> **Problem statement**: Write the lines out again, from the top of the material to the line containing "from plotly.subplots import make_subplots", pictures excluded.

++++

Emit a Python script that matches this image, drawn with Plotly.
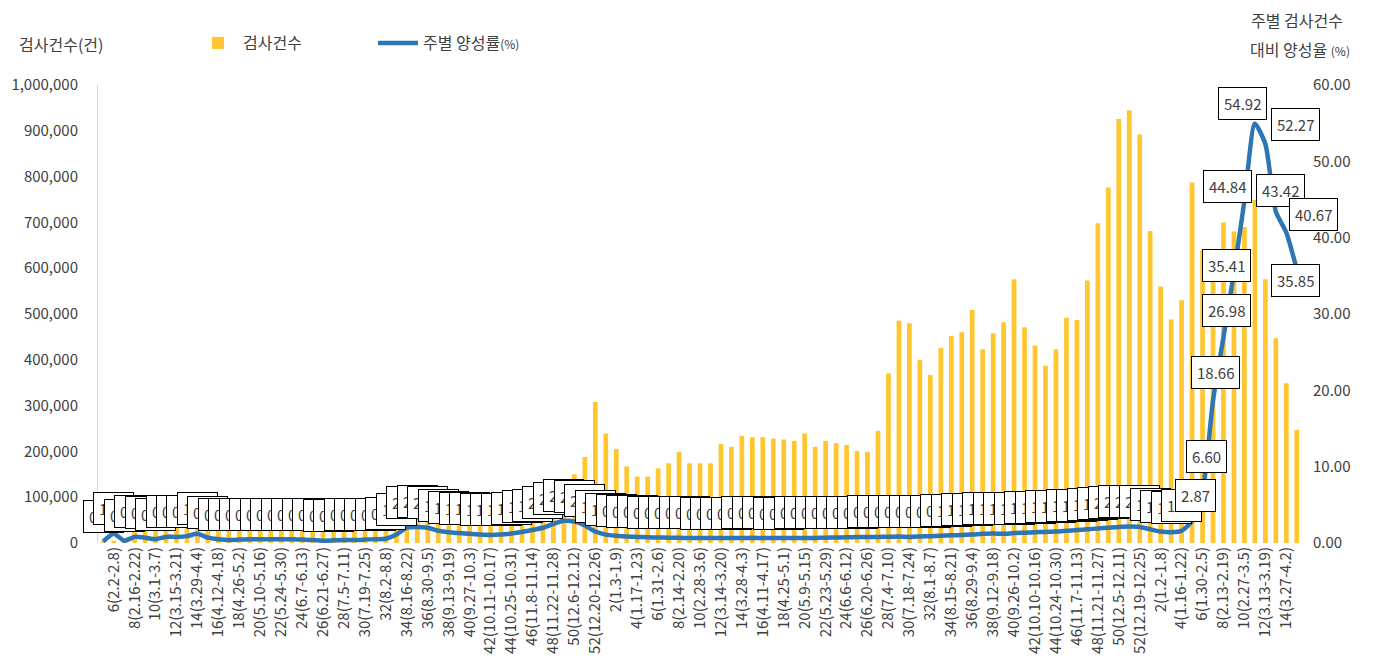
import plotly.graph_objects as go
from plotly.subplots import make_subplots

# ---------------- data ----------------
categories = [
    # 2020
    "5(1.26-2.1)", "6(2.2-2.8)", "7(2.9-2.15)", "8(2.16-2.22)", "9(2.23-2.29)", "10(3.1-3.7)",
    "11(3.8-3.14)", "12(3.15-3.21)", "13(3.22-3.28)", "14(3.29-4.4)", "15(4.5-4.11)", "16(4.12-4.18)",
    "17(4.19-4.25)", "18(4.26-5.2)", "19(5.3-5.9)", "20(5.10-5.16)", "21(5.17-5.23)", "22(5.24-5.30)",
    "23(5.31-6.6)", "24(6.7-6.13)", "25(6.14-6.20)", "26(6.21-6.27)", "27(6.28-7.4)", "28(7.5-7.11)",
    "29(7.12-7.18)", "30(7.19-7.25)", "31(7.26-8.1)", "32(8.2-8.8)", "33(8.9-8.15)", "34(8.16-8.22)",
    "35(8.23-8.29)", "36(8.30-9.5)", "37(9.6-9.12)", "38(9.13-9.19)", "39(9.20-9.26)", "40(9.27-10.3)",
    "41(10.4-10.10)", "42(10.11-10.17)", "43(10.18-10.24)", "44(10.25-10.31)", "45(11.1-11.7)",
    "46(11.8-11.14)", "47(11.15-11.21)", "48(11.22-11.28)", "49(11.29-12.5)", "50(12.6-12.12)",
    "51(12.13-12.19)", "52(12.20-12.26)",
    # 2021
    "1(12.27-1.2)", "2(1.3-1.9)", "3(1.10-1.16)", "4(1.17-1.23)", "5(1.24-1.30)", "6(1.31-2.6)",
    "7(2.7-2.13)", "8(2.14-2.20)", "9(2.21-2.27)", "10(2.28-3.6)", "11(3.7-3.13)", "12(3.14-3.20)",
    "13(3.21-3.27)", "14(3.28-4.3)", "15(4.4-4.10)", "16(4.11-4.17)", "17(4.18-4.24)", "18(4.25-5.1)",
    "19(5.2-5.8)", "20(5.9-5.15)", "21(5.16-5.22)", "22(5.23-5.29)", "23(5.30-6.5)", "24(6.6-6.12)",
    "25(6.13-6.19)", "26(6.20-6.26)", "27(6.27-7.3)", "28(7.4-7.10)", "29(7.11-7.17)", "30(7.18-7.24)",
    "31(7.25-7.31)", "32(8.1-8.7)", "33(8.8-8.14)", "34(8.15-8.21)", "35(8.22-8.28)", "36(8.29-9.4)",
    "37(9.5-9.11)", "38(9.12-9.18)", "39(9.19-9.25)", "40(9.26-10.2)", "41(10.3-10.9)",
    "42(10.10-10.16)", "43(10.17-10.23)", "44(10.24-10.30)", "45(10.31-11.6)", "46(11.7-11.13)",
    "47(11.14-11.20)", "48(11.21-11.27)", "49(11.28-12.4)", "50(12.5-12.11)", "51(12.12-12.18)",
    "52(12.19-12.25)",
    # 2022
    "1(12.26-1.1)", "2(1.2-1.8)", "3(1.9-1.15)", "4(1.16-1.22)", "5(1.23-1.29)", "6(1.30-2.5)",
    "7(2.6-2.12)", "8(2.13-2.19)", "9(2.20-2.26)", "10(2.27-3.5)", "11(3.6-3.12)", "12(3.13-3.19)",
    "13(3.20-3.26)", "14(3.27-4.2)", "15(4.3-4.9)",
]

tests = [
    3000, 5000, 8000, 45000, 95000, 100000, 85000, 80000, 75000, 70000,
    55000, 45000, 40000, 35000, 55000, 80000, 85000, 90000, 75000, 70000,
    65000, 60000, 60000, 55000, 55000, 60000, 55000, 55000, 80000, 120000,
    125000, 115000, 95000, 85000, 80000, 65000, 75000, 80000, 85000, 85000,
    85000, 95000, 110000, 120000, 130000, 150000, 188000, 308000,
    239000, 205000, 167000, 145000, 145000, 163000, 174000, 199000, 174000, 174000,
    174000, 216000, 210000, 234000, 231000, 231000, 228000, 226000, 223000, 239000,
    210000, 223000, 218000, 214000, 201000, 199000, 245000, 370000, 485000, 480000,
    400000, 367000, 426000, 452000, 460000, 509000, 423000, 458000, 482000, 576000,
    471000, 431000, 387000, 423000, 492000, 487000, 573000, 698000, 776000, 926000,
    945000, 892000,
    681000, 560000, 488000, 530000, 787000, 640000, 600000, 700000, 680000, 690000,
    749000, 576000, 447000, 349000, 247000,
]

rate = [
    0.20, 1.20, 0.30, 0.80, 0.70, 0.50, 0.80, 0.80, 0.90, 1.20,
    0.70, 0.50, 0.40, 0.45, 0.50, 0.50, 0.50, 0.50, 0.50, 0.45,
    0.40, 0.30, 0.35, 0.40, 0.40, 0.45, 0.50, 0.55, 1.10, 2.00,
    2.10, 2.00, 1.60, 1.40, 1.30, 1.20, 1.10, 1.05, 1.10, 1.25,
    1.45, 1.70, 2.00, 2.50, 2.90, 2.80, 2.30, 1.50, 1.10, 0.95,
    0.85, 0.80, 0.75, 0.72, 0.70, 0.68, 0.66, 0.65, 0.65, 0.65,
    0.65, 0.66, 0.68, 0.66, 0.65, 0.65, 0.66, 0.66, 0.67, 0.70,
    0.72, 0.75, 0.78, 0.80, 0.80, 0.82, 0.85, 0.80, 0.85, 0.90,
    0.95, 1.00, 1.05, 1.10, 1.20, 1.25, 1.20, 1.30, 1.35, 1.40,
    1.45, 1.50, 1.60, 1.70, 1.80, 1.90, 2.00, 2.10, 2.15, 2.10,
    1.80, 1.50, 1.40, 1.60, 2.87, 6.60, 18.66, 26.98, 35.41, 44.84,
    54.92, 52.27, 43.42, 40.67, 35.85,
]

tick_labels = categories[1::2]

# label placement (pixel shifts) for the readable labels; others sit above the point
label_offsets = {
    104: (3, 26), 105: (4, 36), 106: (2, 28), 107: (3, 27), 108: (-7, 7),
    109: (-17, 14), 110: (-12, 20), 111: (30, 20), 112: (5, 21), 113: (27, 18),
    114: (-1, -11),
}
default_offset = (0, 25)

FONT = "Noto Sans CJK KR, Noto Sans, sans-serif"
TXT = "#404040"
PW, PH = 1204, 458          # plot-area size in px
PL, PT = 98, 85             # plot-area left/top on screen

fig = make_subplots(specs=[[{"secondary_y": True}]])

fig.add_trace(
    go.Bar(x=categories, y=tests, name="검사건수",
           marker=dict(color="#FFC62F", line=dict(width=0))),
    secondary_y=False,
)
fig.add_trace(
    go.Scatter(x=categories, y=rate, name="주별 양성률<span style='font-size:12px'>(%)</span>",
               mode="lines", line=dict(color="#2E75B6", width=4.5, shape="spline", smoothing=0.6)),
    secondary_y=True,
)

annotations = []
for i, (c, v) in enumerate(zip(categories, rate)):
    dx, dy = label_offsets.get(i, default_offset)
    annotations.append(dict(
        x=c, y=v, xref="x", yref="y2", text=f"{v:.2f}", showarrow=False,
        xshift=dx, yshift=dy, xanchor="center", yanchor="middle",
        bgcolor="white", bordercolor="black", borderwidth=1, borderpad=5,
        font=dict(size=15, color=TXT, family=FONT),
    ))


def px(xs):
    return (xs - PL) / PW


def py(ys):
    return (PT + PH - ys) / PH


annotations += [
    dict(text="검사건수(건)", xref="paper", yref="paper", x=px(17), y=py(44),
         xanchor="left", yanchor="middle", showarrow=False, font=dict(size=16, color=TXT, family=FONT)),
    dict(text="주별 검사건수", xref="paper", yref="paper", x=px(1297), y=py(20),
         xanchor="center", yanchor="middle", showarrow=False, font=dict(size=16, color=TXT, family=FONT)),
    dict(text="대비 양성율 <span style='font-size:12px'>(%)</span>", xref="paper", yref="paper",
         x=px(1300), y=py(49),
         xanchor="center", yanchor="middle", showarrow=False, font=dict(size=16, color=TXT, family=FONT)),
]

# the page body adds an 8 px offset, so margins are reduced by 8
fig.update_layout(
    width=1377, height=670,
    margin=dict(l=PL - 8, r=1377 - (PL - 8) - PW, t=PT - 8, b=670 - (PT - 8) - PH, autoexpand=False),
    paper_bgcolor="white", plot_bgcolor="white",
    font=dict(family=FONT, color=TXT, size=14),
    bargap=0.55,
    showlegend=True,
    legend=dict(orientation="h", x=px(193), y=py(43),
                xanchor="left", yanchor="middle", font=dict(size=16, color=TXT, family=FONT),
                entrywidth=125, entrywidthmode="pixels", itemwidth=40,
                bgcolor="rgba(0,0,0,0)"),
    annotations=annotations,
)

fig.update_xaxes(type="category", tickmode="array", tickvals=tick_labels, ticktext=tick_labels,
                 tickangle=-90, tickfont=dict(size=15, color=TXT), showgrid=False,
                 showline=False, ticks="", range=[-0.5, len(categories) - 0.5], domain=[0, 1])
fig.update_yaxes(range=[0, 1000000], dtick=100000, tickformat=",", showgrid=False,
                 showline=True, linecolor="#D9D9D9", linewidth=1, ticks="",
                 ticklabelstandoff=16, tickfont=dict(size=15, color=TXT),
                 zeroline=False, secondary_y=False)
fig.update_yaxes(range=[0, 60], dtick=10, tickformat=".2f", showgrid=False, showline=False,
                 ticks="", ticklabelstandoff=10, tickfont=dict(size=15, color=TXT),
                 zeroline=False, secondary_y=True)

fig.write_html("out.html")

++++

> **Answer to this task**:
Emit a Python script that matches this image, drawn with Plotly.
import plotly.graph_objects as go
from plotly.subplots import make_subplots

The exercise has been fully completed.